There is no single correct answer, nor are there any strong conventions assumed or enforced by any Go tooling at this time.
Typically I start by assuming that the files I need are located in the same directory from where the program will be run. For instance, suppose I need conf.json
for myprog.go
; then both of those files live together in the same directory and it works to just run something like
go build -o myprog && ./myprog
When I deploy the code, the myprog
binary and conf.json
live together on the server. The run/supervisor script needs to cd
to that directory and then run the program.
This also works when you have a lot of resources; for instance, if you have a webserver with JS, CSS, and images, you just assume they're relative to cwd in the code and deploy the resource directories along with the server binary.
Another alternative to assuming a cwd is to have a -conf
flag which the user can use to specify a configuration file. I typically use this for distributing command-line tools and open-source server applications that require a single configuration file. You could even use an -assets
flag or something to point to a whole tree of resource files, if you wanted.

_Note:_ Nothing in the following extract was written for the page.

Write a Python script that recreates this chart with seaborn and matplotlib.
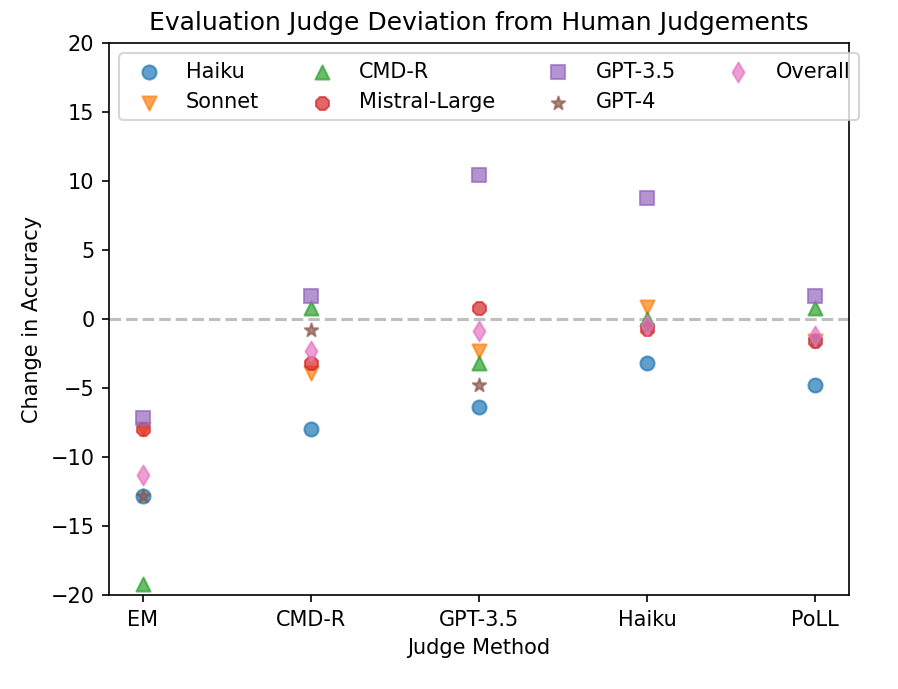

Finally, one more approach is to not have any resource files. go-bindata is a useful tool that I've used for this purpose -- it just encodes some data as bytes into a Go source file. That way it's all baked into your binary. I think this method is most useful when the resource data will rarely or never change, and is pretty small. (Otherwise you're going to be shipping around huge binaries.) One (kind of silly) example of when I've used go-bindata in the past was for baking a favicon into a really simple server which didn't otherwise require any extra files besides the server binary.